Buildings and Construction
RIT is committed to constructing new buildings using a wide range of sustainable strategies. All new buildings at RIT will be designed to specifications identified by the Leadership in Energy and Environmental Design (LEED) Rating System of the US Green Building Council (USGBC), with a minimum achievement of LEED Silver certification. LEED is the most widely accepted rating system for evaluating sustainable, high-performance buildings.
The campus currently boasts four LEED-certified buildings. On March 26, 2014 the Golisano Institute for Sustainability became RIT’s second building to achieve LEED Platinum certification, the highest standard that can be achieved. The University Services Center also earned Platinum certification in 2010. RIT completed its first LEED project in 2008, the Gold-certified College of Applied Science and Technology. The Global Village complex was also certified Gold in 2012. The university has two other LEED projects pending: Sebastian and Lenore Rosica Hall and Institute Hall.
Golisano Institute for Sustainability
Dining
Our Dining Services facilities combat waste generation through a number of creative approaches. Used frying oil from our dining facilities is sold to a vendor for refinement and production of bio-diesel fuel. Dining Services donates tons of pre-consumer organic material every year to a local farm for use as compost rather than sending it to a landfill. A volunteer organization founded at RIT called Recover Rochester salvages leftover food that would otherwise be thrown away from four of our Dining Services locations and transports it to homeless shelters and food kitchens in the Rochester community.
Gracie’s, RIT’s largest dining facility on campus, eliminated disposable to-go containers in fall 2013 and replaced them with reusable ones. This pilot program is estimated to cut the use of 94,000 disposable to-go containers (4 tons) at RIT. The new to-go containers, made from No. 5 polypropylene, are recyclable at the end of life, microwavable, and BPA-free.
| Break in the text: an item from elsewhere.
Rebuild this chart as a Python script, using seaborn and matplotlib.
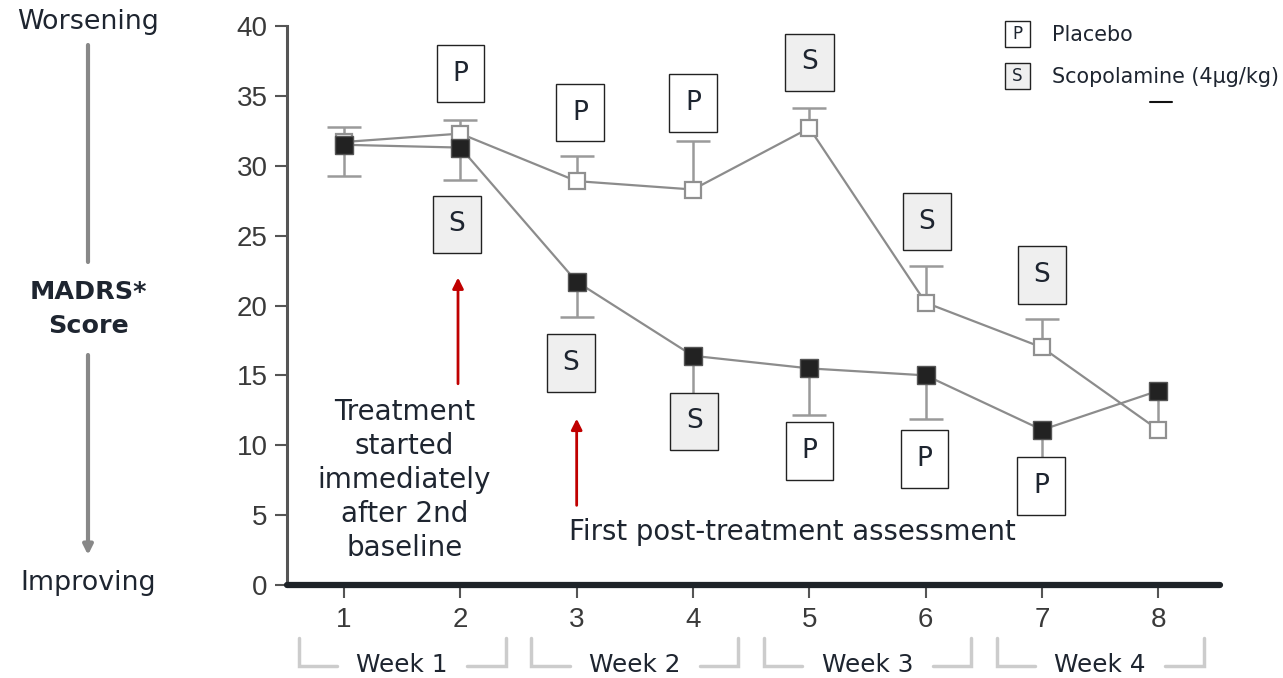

Gracie's Disposable Containers
Green Data Center
In 2013 several of RIT’s colleges began moving their previously isolated servers into one central location in Institute Hall to help RIT handle computing in a more efficient, sustainable way. The new data center managed by Information & Technology Services (ITS) is a forward-thinking, combined solution that not only consolidates the campus’s computing into an RIT cloud, but also helps heat the rest of Institute Hall. Data centers require constant heating and cooling, but RIT’s new facility was uniquely designed to moderate temperature in an environmentally conscious way by leveraging free cooling 10 months out of the year and recycling expended heat into the rest of Institute Hall during the cold months. ITS equipped the facility with modern, industry-best equipment that will serve RIT for many years to come. If you would like more information about RIT’s data center or would like a tour of the new facility, please contact Matt Campbell (585-475-7394 or mrcsys@rit.edu).
Green Data Center
Print & Postal HUB
The RIT Print & Postal HUB is certified as a Forest Stewardship Council printer. The Forest Stewardship Council is an independent, nonprofit organization that promotes the responsible management of the world’s working forests. This is done through the development of forest management standards, a voluntary certification system, and FSC trademarks that provide recognition and value to products in the marketplace. In order to produce FSC certified paper, mills have secured fiber from certified forests that meet FSC principles and criteria. This ensures the forest is being managed responsibly. In order to use the FSC logo, the product must have flowed through the FSC “Chain-of-Custody” from the FSC-certified forest, to a paper manufacturer, to a distributor and then to a printer. The FSC’s certification process ensures that the paper used at all the production facilities was manufactured from wood harvested from well-managed forests.